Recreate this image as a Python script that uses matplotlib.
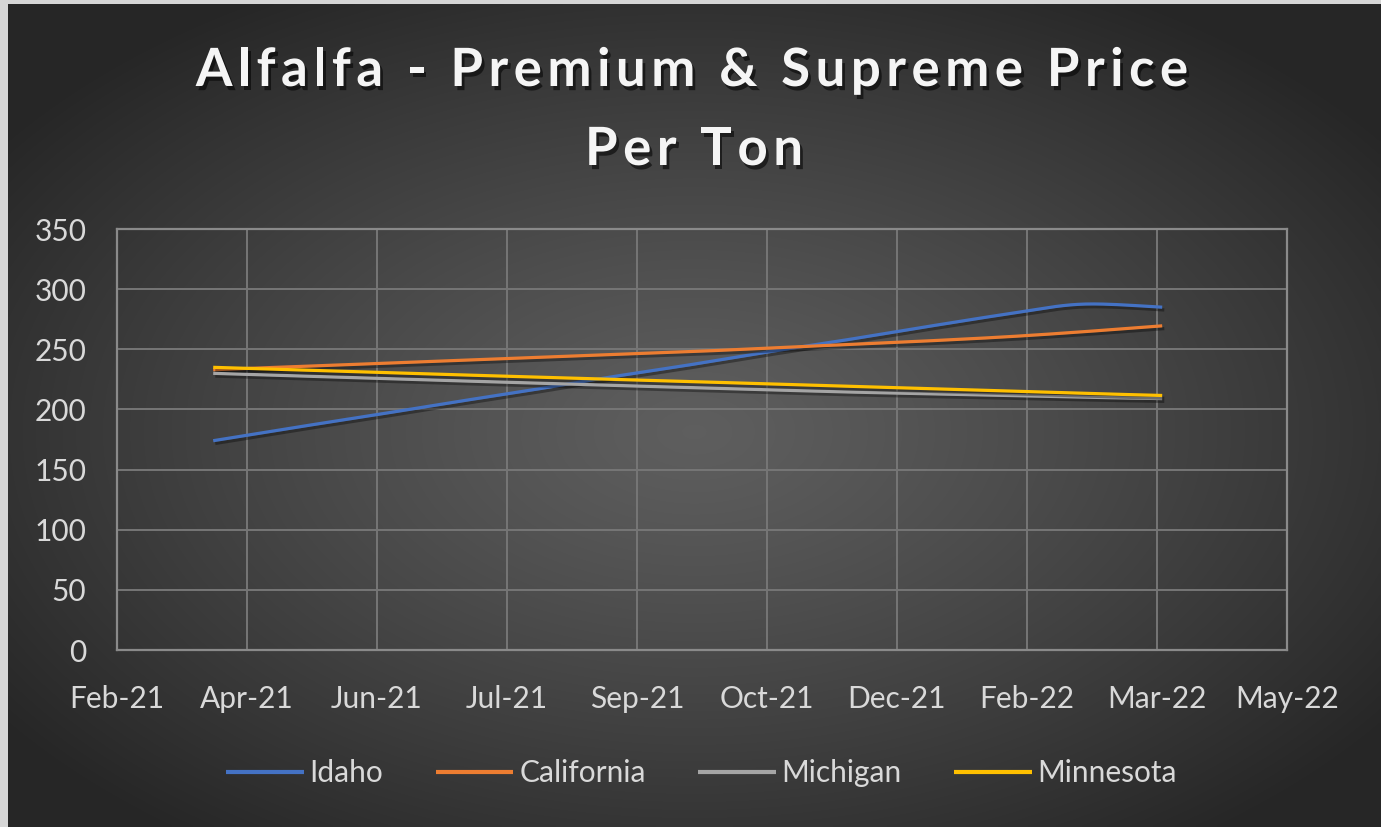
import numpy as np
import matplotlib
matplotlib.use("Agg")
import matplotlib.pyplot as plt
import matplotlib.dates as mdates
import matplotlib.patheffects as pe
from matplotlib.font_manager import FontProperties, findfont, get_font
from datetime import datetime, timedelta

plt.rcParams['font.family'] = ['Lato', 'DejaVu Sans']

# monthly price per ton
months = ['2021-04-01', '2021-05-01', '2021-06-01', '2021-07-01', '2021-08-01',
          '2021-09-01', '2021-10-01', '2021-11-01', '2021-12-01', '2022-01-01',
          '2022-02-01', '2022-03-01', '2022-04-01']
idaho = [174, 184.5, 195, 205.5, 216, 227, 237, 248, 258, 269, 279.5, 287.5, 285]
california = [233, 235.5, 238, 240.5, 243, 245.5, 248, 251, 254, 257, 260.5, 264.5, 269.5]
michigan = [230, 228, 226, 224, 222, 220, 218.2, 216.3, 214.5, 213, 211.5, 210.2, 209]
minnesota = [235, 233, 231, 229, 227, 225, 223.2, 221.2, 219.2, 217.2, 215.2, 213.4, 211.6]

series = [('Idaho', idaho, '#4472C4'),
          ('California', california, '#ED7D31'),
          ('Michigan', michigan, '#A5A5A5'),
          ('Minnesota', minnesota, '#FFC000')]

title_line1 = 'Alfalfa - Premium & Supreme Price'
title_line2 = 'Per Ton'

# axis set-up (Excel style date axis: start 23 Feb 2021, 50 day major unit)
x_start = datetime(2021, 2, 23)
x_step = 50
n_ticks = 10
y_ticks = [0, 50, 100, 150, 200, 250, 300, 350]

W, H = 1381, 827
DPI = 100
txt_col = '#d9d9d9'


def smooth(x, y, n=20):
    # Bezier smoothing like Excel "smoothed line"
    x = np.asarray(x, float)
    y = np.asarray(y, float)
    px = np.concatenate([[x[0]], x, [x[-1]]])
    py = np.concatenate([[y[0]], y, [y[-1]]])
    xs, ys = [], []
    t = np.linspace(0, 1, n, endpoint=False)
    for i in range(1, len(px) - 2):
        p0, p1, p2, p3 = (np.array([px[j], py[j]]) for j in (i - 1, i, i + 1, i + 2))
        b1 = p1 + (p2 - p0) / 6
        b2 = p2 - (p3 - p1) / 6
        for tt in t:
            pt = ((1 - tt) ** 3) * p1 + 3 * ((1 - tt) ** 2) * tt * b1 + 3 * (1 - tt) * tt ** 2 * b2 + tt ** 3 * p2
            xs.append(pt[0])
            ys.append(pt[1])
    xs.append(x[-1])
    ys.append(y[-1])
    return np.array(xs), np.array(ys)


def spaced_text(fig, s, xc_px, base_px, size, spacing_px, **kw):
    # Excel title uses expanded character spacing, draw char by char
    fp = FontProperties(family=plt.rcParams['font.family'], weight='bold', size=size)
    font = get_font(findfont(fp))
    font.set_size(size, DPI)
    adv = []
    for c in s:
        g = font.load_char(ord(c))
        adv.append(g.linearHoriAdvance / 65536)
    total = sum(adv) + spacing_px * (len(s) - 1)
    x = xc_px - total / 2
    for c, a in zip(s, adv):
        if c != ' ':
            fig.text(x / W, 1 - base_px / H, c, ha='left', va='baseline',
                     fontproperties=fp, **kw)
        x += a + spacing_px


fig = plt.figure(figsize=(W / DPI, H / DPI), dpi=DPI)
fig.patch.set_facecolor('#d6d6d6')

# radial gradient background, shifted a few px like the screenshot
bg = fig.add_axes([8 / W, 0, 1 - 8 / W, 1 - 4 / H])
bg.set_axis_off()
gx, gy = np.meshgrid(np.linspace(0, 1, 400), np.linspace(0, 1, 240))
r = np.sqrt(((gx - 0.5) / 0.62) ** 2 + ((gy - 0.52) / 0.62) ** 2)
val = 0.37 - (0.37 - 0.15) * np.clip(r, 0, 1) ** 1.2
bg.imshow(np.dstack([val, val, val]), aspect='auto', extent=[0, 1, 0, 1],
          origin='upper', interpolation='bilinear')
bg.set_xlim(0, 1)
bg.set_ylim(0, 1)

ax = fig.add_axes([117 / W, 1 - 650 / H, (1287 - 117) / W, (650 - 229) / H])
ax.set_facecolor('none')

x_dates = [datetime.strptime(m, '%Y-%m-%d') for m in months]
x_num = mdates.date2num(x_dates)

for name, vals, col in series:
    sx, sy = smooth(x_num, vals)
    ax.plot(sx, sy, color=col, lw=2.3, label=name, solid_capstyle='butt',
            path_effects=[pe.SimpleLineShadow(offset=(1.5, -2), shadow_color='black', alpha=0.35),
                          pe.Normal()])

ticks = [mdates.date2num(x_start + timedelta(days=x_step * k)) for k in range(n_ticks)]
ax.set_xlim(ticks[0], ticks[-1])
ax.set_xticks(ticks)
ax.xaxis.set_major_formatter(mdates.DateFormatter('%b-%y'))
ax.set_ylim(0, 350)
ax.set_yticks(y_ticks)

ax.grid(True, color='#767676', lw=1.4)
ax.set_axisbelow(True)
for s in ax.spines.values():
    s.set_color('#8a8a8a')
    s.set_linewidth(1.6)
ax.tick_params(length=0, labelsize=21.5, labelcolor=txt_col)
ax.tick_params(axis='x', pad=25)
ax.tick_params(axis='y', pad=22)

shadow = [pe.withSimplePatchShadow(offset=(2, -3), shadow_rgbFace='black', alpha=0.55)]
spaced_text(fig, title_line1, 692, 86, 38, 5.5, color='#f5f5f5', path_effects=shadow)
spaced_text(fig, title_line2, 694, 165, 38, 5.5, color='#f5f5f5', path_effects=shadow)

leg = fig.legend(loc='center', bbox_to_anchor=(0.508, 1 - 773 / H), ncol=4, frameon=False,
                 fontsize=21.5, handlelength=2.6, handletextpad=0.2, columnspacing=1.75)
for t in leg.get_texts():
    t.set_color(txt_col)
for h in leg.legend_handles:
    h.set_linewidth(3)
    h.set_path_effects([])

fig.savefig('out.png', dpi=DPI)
|---|
◆ Written request ◆
Using the listing, copy every line where the word "matplotlib" shows up.

◆ Output for this task ◆
Recreate this image as a Python script that uses matplotlib.
import matplotlib
matplotlib.use("Agg")
import matplotlib.pyplot as plt
import matplotlib.dates as mdates
import matplotlib.patheffects as pe
from matplotlib.font_manager import FontProperties, findfont, get_font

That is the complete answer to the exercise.